***** DATASET CONTENT

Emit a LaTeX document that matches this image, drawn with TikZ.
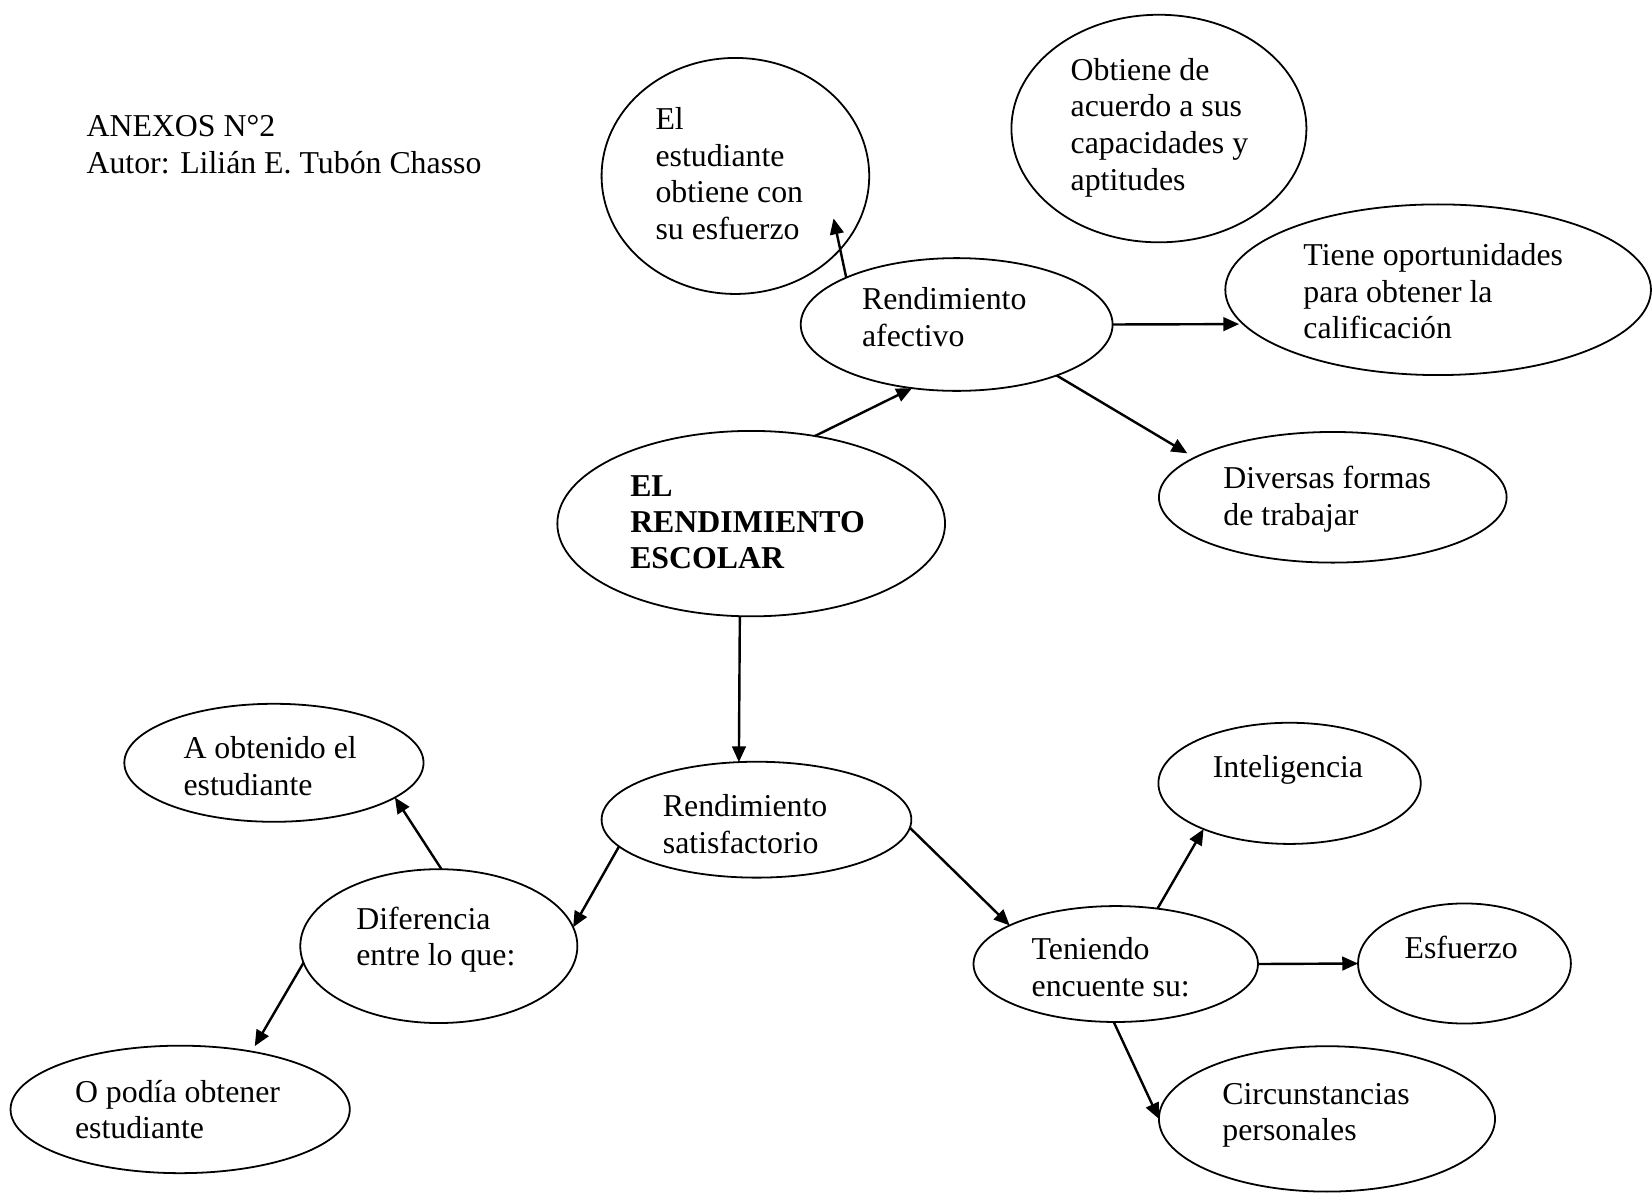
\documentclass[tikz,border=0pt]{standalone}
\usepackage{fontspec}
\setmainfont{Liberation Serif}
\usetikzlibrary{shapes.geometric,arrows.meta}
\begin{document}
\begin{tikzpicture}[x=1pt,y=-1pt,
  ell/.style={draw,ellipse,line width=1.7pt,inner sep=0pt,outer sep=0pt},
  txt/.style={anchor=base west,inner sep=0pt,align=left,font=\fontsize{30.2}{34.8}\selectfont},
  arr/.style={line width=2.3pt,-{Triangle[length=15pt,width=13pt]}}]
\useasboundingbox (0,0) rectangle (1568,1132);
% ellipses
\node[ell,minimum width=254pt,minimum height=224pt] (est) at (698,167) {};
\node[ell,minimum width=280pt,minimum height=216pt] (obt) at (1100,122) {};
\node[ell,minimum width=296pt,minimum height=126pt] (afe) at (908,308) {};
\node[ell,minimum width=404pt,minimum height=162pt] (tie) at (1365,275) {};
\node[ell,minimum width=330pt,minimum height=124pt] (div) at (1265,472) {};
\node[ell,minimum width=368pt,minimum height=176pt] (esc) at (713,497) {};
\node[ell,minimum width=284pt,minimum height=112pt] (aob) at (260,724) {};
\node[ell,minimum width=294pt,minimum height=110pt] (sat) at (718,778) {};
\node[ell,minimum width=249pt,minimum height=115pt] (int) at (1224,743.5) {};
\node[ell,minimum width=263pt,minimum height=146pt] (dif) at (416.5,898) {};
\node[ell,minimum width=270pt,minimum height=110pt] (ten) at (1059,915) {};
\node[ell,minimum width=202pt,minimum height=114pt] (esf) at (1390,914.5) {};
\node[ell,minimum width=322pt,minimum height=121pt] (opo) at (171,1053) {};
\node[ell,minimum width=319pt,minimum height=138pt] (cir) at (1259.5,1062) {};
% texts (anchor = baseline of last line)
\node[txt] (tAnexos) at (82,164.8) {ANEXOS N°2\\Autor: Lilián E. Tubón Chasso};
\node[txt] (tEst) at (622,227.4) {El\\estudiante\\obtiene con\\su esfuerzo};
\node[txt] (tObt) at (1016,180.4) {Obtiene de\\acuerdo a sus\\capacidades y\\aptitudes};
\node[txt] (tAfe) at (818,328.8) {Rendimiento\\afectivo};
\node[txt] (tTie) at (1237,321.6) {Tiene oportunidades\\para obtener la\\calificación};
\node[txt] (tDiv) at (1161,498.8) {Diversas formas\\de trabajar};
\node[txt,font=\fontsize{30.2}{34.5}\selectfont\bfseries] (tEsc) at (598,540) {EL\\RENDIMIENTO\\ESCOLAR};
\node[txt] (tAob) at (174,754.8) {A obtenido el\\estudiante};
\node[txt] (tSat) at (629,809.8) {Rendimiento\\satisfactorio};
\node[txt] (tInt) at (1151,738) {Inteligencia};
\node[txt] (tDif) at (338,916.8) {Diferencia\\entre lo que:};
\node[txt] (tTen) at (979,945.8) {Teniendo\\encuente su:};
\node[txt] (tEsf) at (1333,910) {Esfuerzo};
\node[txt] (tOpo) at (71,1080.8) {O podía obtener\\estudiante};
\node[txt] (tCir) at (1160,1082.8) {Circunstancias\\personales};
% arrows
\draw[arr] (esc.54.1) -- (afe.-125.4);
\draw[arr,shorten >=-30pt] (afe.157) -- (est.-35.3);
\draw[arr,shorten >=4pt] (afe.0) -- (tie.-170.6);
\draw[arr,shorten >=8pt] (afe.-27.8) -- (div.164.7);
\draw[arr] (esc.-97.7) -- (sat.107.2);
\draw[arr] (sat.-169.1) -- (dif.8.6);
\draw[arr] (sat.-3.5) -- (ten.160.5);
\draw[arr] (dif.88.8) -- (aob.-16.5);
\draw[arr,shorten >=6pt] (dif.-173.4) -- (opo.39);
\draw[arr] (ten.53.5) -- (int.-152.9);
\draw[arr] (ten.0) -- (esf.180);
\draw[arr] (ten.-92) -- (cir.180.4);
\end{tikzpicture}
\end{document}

**********

— DIRECTION —
Restate the data above word for word. Do not include the images.

— RESULT —
Emit a LaTeX document that matches this image, drawn with TikZ.
\documentclass[tikz,border=0pt]{standalone}
\usepackage{fontspec}
\setmainfont{Liberation Serif}
\usetikzlibrary{shapes.geometric,arrows.meta}
\begin{document}
\begin{tikzpicture}[x=1pt,y=-1pt,
  ell/.style={draw,ellipse,line width=1.7pt,inner sep=0pt,outer sep=0pt},
  txt/.style={anchor=base west,inner sep=0pt,align=left,font=\fontsize{30.2}{34.8}\selectfont},
  arr/.style={line width=2.3pt,-{Triangle[length=15pt,width=13pt]}}]
\useasboundingbox (0,0) rectangle (1568,1132);
% ellipses
\node[ell,minimum width=254pt,minimum height=224pt] (est) at (698,167) {};
\node[ell,minimum width=280pt,minimum height=216pt] (obt) at (1100,122) {};
\node[ell,minimum width=296pt,minimum height=126pt] (afe) at (908,308) {};
\node[ell,minimum width=404pt,minimum height=162pt] (tie) at (1365,275) {};
\node[ell,minimum width=330pt,minimum height=124pt] (div) at (1265,472) {};
\node[ell,minimum width=368pt,minimum height=176pt] (esc) at (713,497) {};
\node[ell,minimum width=284pt,minimum height=112pt] (aob) at (260,724) {};
\node[ell,minimum width=294pt,minimum height=110pt] (sat) at (718,778) {};
\node[ell,minimum width=249pt,minimum height=115pt] (int) at (1224,743.5) {};
\node[ell,minimum width=263pt,minimum height=146pt] (dif) at (416.5,898) {};
\node[ell,minimum width=270pt,minimum height=110pt] (ten) at (1059,915) {};
\node[ell,minimum width=202pt,minimum height=114pt] (esf) at (1390,914.5) {};
\node[ell,minimum width=322pt,minimum height=121pt] (opo) at (171,1053) {};
\node[ell,minimum width=319pt,minimum height=138pt] (cir) at (1259.5,1062) {};
% texts (anchor = baseline of last line)
\node[txt] (tAnexos) at (82,164.8) {ANEXOS N°2\\Autor: Lilián E. Tubón Chasso};
\node[txt] (tEst) at (622,227.4) {El\\estudiante\\obtiene con\\su esfuerzo};
\node[txt] (tObt) at (1016,180.4) {Obtiene de\\acuerdo a sus\\capacidades y\\aptitudes};
\node[txt] (tAfe) at (818,328.8) {Rendimiento\\afectivo};
\node[txt] (tTie) at (1237,321.6) {Tiene oportunidades\\para obtener la\\calificación};
\node[txt] (tDiv) at (1161,498.8) {Diversas formas\\de trabajar};
\node[txt,font=\fontsize{30.2}{34.5}\selectfont\bfseries] (tEsc) at (598,540) {EL\\RENDIMIENTO\\ESCOLAR};
\node[txt] (tAob) at (174,754.8) {A obtenido el\\estudiante};
\node[txt] (tSat) at (629,809.8) {Rendimiento\\satisfactorio};
\node[txt] (tInt) at (1151,738) {Inteligencia};
\node[txt] (tDif) at (338,916.8) {Diferencia\\entre lo que:};
\node[txt] (tTen) at (979,945.8) {Teniendo\\encuente su:};
\node[txt] (tEsf) at (1333,910) {Esfuerzo};
\node[txt] (tOpo) at (71,1080.8) {O podía obtener\\estudiante};
\node[txt] (tCir) at (1160,1082.8) {Circunstancias\\personales};
% arrows
\draw[arr] (esc.54.1) -- (afe.-125.4);
\draw[arr,shorten >=-30pt] (afe.157) -- (est.-35.3);
\draw[arr,shorten >=4pt] (afe.0) -- (tie.-170.6);
\draw[arr,shorten >=8pt] (afe.-27.8) -- (div.164.7);
\draw[arr] (esc.-97.7) -- (sat.107.2);
\draw[arr] (sat.-169.1) -- (dif.8.6);
\draw[arr] (sat.-3.5) -- (ten.160.5);
\draw[arr] (dif.88.8) -- (aob.-16.5);
\draw[arr,shorten >=6pt] (dif.-173.4) -- (opo.39);
\draw[arr] (ten.53.5) -- (int.-152.9);
\draw[arr] (ten.0) -- (esf.180);
\draw[arr] (ten.-92) -- (cir.180.4);
\end{tikzpicture}
\end{document}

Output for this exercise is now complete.